CEOの役割
多くの書籍は、CEOの役割として「事業戦略」と「企業文化」の重要性を強調する。しかし、爆速成長型の企業でセオリー通りに進めようとしても、信頼できる経営陣を揃えて自分の時間を意識的に管理できるようになるまで、CEOはそれらに割く時間を全く取れないのが現実だ。
戦略設定やビッグピクチャー的なことよりも、話題に上りにくいCEOの責務の戦術には次の3つがある。特に最優先なのは、自己管理だ。これに失敗すると、CEOは燃え尽き症候群に向かい、CEOと会社の両方が苦境に立たされる。
①自己管理
会社の拡大に合わせ、CEOの役割も変えなければならない。CEOが必要とされる領域は非線形的に増えて行き、社員、顧客、投資家、メディア、他の起業家や様々な外部の利害関係者が話をしたいと言ってくる。CEOの責務として、自身の時間で最もレバレッジが利くものを判断しなければならない。そのためには「ノー」をたくさん言えるようになるのが重要だ。
- 権限委譲
- カレンダーの振り返り習慣
- 「ノー」という回答を増やす
- これまでの働き方が通用しないことを自覚する
- 人生で本当に大切なものに時間を充てる
②直属メンバーの管理
CEO直属チームのマネジメントにはいくつかコツがある。
- 定例の1on1ミーティングを実施する
- 社員が30人近くなったら、週次の全社会議を実施する
- 拡大した組織とのつながりを維持するために、組織図の下層にいる従業員と直接会って話す機会をつくる
③取締役の管理
取締役会は人員が出入りすることで変わるのは言うまでもなく、会社のライフサイクルに応じて意図的に進化させなければならない時もある。未熟な会社が、爆速成長モードのスタートアップへと成長する時、取締役の構成を変える必要がある。退任させるのは大変な作業なので、選任時に正しい人物を選ぶことが重要だ。
人材の募集・採用・マネジメント
会社がスケールするのに伴って直面する最大の課題は、社員の採用方法と入社後研修の見直しだ。年10人の採用から週10人の採用にスケールする時には、いくつかの仕組みを事前に導入しておく。採用基準を高く保ち、優秀な人材を採用する環境を長い期間維持できる。

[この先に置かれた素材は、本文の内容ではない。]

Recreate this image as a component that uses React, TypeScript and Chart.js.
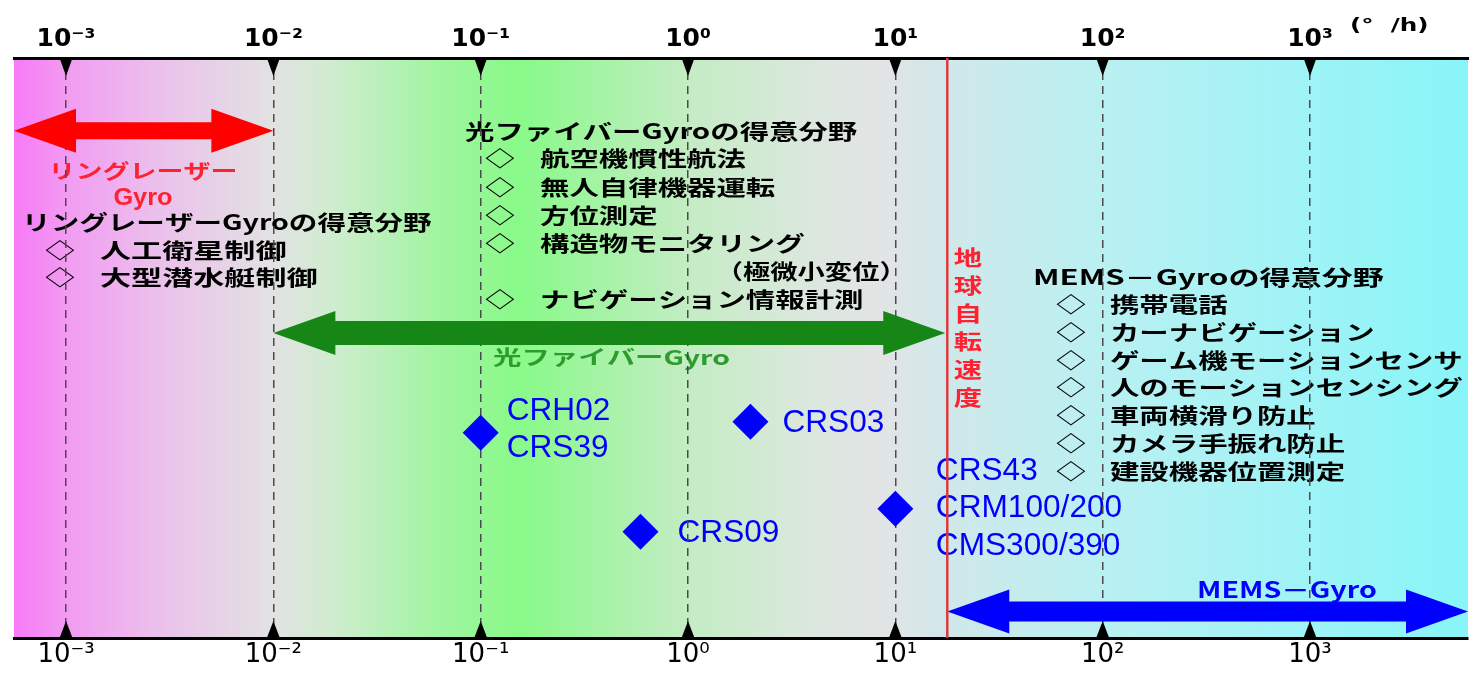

- あらゆる役職のジョブ・ディスクリプション(職務内容書)をつくる
- 全候補者に同じ質問をし、比較や検討する
- 候補者をスコア評価システムで管理する
- 多様性のある候補者を意識する
多くの企業は、優秀な人材を採用するための面接には何ヶ月もかけるのに、入社後に活躍してもらうためのオンボーディング研修にはほとんど時間をかけないという間違いを犯している。会社のオフィスマネジャーや人事部長は新人をオンボーディングする際に以下を実施すべきである。
- ウェルカムレターを書く
- 社内特有のルールを伝える係として、パートナーとなる同僚をつける
- オーナーシップを持たせる
- 学び続ける姿勢がなく、成長しない古参社員は役割を変える
経営チームをつくる
優秀な経営幹部の採用は簡単ではないが、取り組む価値は十分にある。経営幹部を採用する時は、12〜18ヶ月先に求める経験を持つ人物を探すのが望ましい。それよりも短期で考えると採用コストと拡大スピードが噛み合わない。それより長期で考えるとやるべき仕事に対してオーナースペックな人物を雇ってしまうことになり、業務内容に合わなくなる。
役割に関係なく、経営幹部が備えるべき重要な能力や資質は次の通りである。
- 担当部門の専門知識
- 担当部門でチームをつくり、マネジメントする能力
- 人間関係を築く力
- コミュニケーション能力の高さ
- オーナー・メンタリティ
- スマートさと戦略的思考力
それぞれ優れた人物を配置するにはどうすればいいのか。優れたCFOやエンジニアリング担当バイスプレジデントがどんな仕事をしているか本当に知りたいなら、実際にその仕事に就く優秀な人物に会ってアドバイスを受けるのが一番だ。彼らがCFO採用をするなら重要視するのは何か。どんな特徴を見ているのか。自社の規模と成長ロードマップの18ヶ月後で照らし合わせた場合に求めるべきはどんな人物か。
役職に求める理想像ができ上がったら言語化し、経営幹部や面接官など、幹部採用に関わるチームに共有する。関係者全員で求める人物像を理解し、判断基準を共有しておくべきだ。